### GIVEN PROBLEM
Give the data below again exactly as written, without its pictures.

### COLLECTED DATA
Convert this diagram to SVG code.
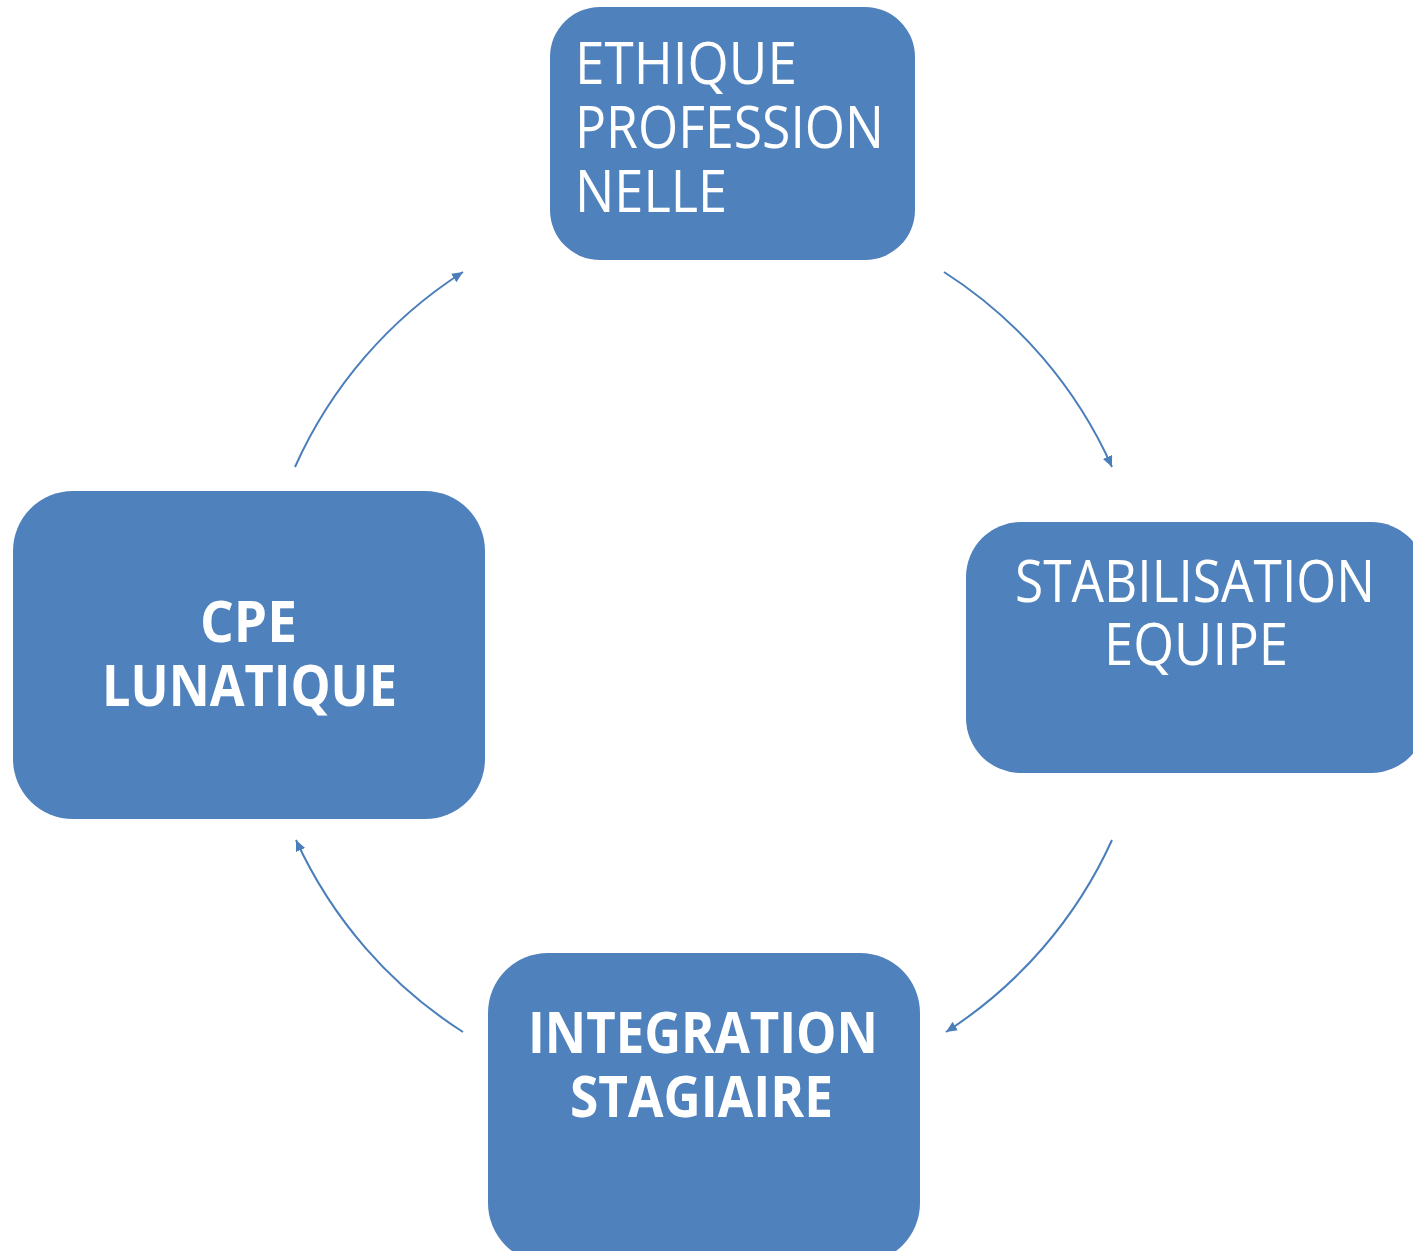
<svg xmlns="http://www.w3.org/2000/svg" width="1413" height="1251" viewBox="0 0 1413 1251">
<defs>
<style>
.box{fill:#4f81bd;}
.t{fill:#ffffff;font-family:"Open Sans","Noto Sans","Liberation Sans",sans-serif;font-size:58px;}
.b{font-weight:bold;}
.c{fill:none;stroke:#4a7ebb;stroke-width:2;}
</style>
<marker id="ah" markerUnits="userSpaceOnUse" markerWidth="14" markerHeight="12" refX="11" refY="5" orient="auto">
<path d="M0,0 L11,5 L0,10 Z" fill="#4a7ebb"/>
</marker>
</defs>
<rect width="1413" height="1251" fill="#ffffff"/>
<g id="connectors">
<path class="c" d="M944,272 A449,449 0 0 1 1112,467" marker-end="url(#ah)"/>
<path class="c" d="M1112,840 A449,449 0 0 1 946,1032" marker-end="url(#ah)"/>
<path class="c" d="M463,1032 A449,449 0 0 1 296,840" marker-end="url(#ah)"/>
<path class="c" d="M295,467 A449,449 0 0 1 463,272" marker-end="url(#ah)"/>
</g>
<g id="ethique">
<rect class="box" x="550" y="7" width="365" height="253" rx="50"/>
<text class="t" x="575" y="84" textLength="222" lengthAdjust="spacingAndGlyphs">ETHIQUE</text>
<text class="t" x="575" y="148" textLength="309" lengthAdjust="spacingAndGlyphs">PROFESSION</text>
<text class="t" x="575" y="212" textLength="152" lengthAdjust="spacingAndGlyphs">NELLE</text>
</g>
<g id="stabilisation">
<rect class="box" x="966" y="522" width="460" height="251" rx="55"/>
<text class="t" x="1015" y="602" textLength="360" lengthAdjust="spacingAndGlyphs">STABILISATION</text>
<text class="t" x="1104" y="665" textLength="184" lengthAdjust="spacingAndGlyphs">EQUIPE</text>
</g>
<g id="integration">
<rect class="box" x="488" y="953" width="432" height="310" rx="60"/>
<text class="t b" x="528" y="1053" textLength="350" lengthAdjust="spacingAndGlyphs">INTEGRATION</text>
<text class="t b" x="570" y="1117" textLength="263" lengthAdjust="spacingAndGlyphs">STAGIAIRE</text>
</g>
<g id="cpe">
<rect class="box" x="13" y="491" width="472" height="328" rx="60"/>
<text class="t b" x="200" y="642" textLength="97" lengthAdjust="spacingAndGlyphs">CPE</text>
<text class="t b" x="102" y="706" textLength="295" lengthAdjust="spacingAndGlyphs">LUNATIQUE</text>
</g>
</svg>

### RESPONSE TO THIS EXERCISE
Convert this diagram to SVG code.
<svg xmlns="http://www.w3.org/2000/svg" width="1413" height="1251" viewBox="0 0 1413 1251">
<defs>
<style>
.box{fill:#4f81bd;}
.t{fill:#ffffff;font-family:"Open Sans","Noto Sans","Liberation Sans",sans-serif;font-size:58px;}
.b{font-weight:bold;}
.c{fill:none;stroke:#4a7ebb;stroke-width:2;}
</style>
<marker id="ah" markerUnits="userSpaceOnUse" markerWidth="14" markerHeight="12" refX="11" refY="5" orient="auto">
<path d="M0,0 L11,5 L0,10 Z" fill="#4a7ebb"/>
</marker>
</defs>
<rect width="1413" height="1251" fill="#ffffff"/>
<g id="connectors">
<path class="c" d="M944,272 A449,449 0 0 1 1112,467" marker-end="url(#ah)"/>
<path class="c" d="M1112,840 A449,449 0 0 1 946,1032" marker-end="url(#ah)"/>
<path class="c" d="M463,1032 A449,449 0 0 1 296,840" marker-end="url(#ah)"/>
<path class="c" d="M295,467 A449,449 0 0 1 463,272" marker-end="url(#ah)"/>
</g>
<g id="ethique">
<rect class="box" x="550" y="7" width="365" height="253" rx="50"/>
<text class="t" x="575" y="84" textLength="222" lengthAdjust="spacingAndGlyphs">ETHIQUE</text>
<text class="t" x="575" y="148" textLength="309" lengthAdjust="spacingAndGlyphs">PROFESSION</text>
<text class="t" x="575" y="212" textLength="152" lengthAdjust="spacingAndGlyphs">NELLE</text>
</g>
<g id="stabilisation">
<rect class="box" x="966" y="522" width="460" height="251" rx="55"/>
<text class="t" x="1015" y="602" textLength="360" lengthAdjust="spacingAndGlyphs">STABILISATION</text>
<text class="t" x="1104" y="665" textLength="184" lengthAdjust="spacingAndGlyphs">EQUIPE</text>
</g>
<g id="integration">
<rect class="box" x="488" y="953" width="432" height="310" rx="60"/>
<text class="t b" x="528" y="1053" textLength="350" lengthAdjust="spacingAndGlyphs">INTEGRATION</text>
<text class="t b" x="570" y="1117" textLength="263" lengthAdjust="spacingAndGlyphs">STAGIAIRE</text>
</g>
<g id="cpe">
<rect class="box" x="13" y="491" width="472" height="328" rx="60"/>
<text class="t b" x="200" y="642" textLength="97" lengthAdjust="spacingAndGlyphs">CPE</text>
<text class="t b" x="102" y="706" textLength="295" lengthAdjust="spacingAndGlyphs">LUNATIQUE</text>
</g>
</svg>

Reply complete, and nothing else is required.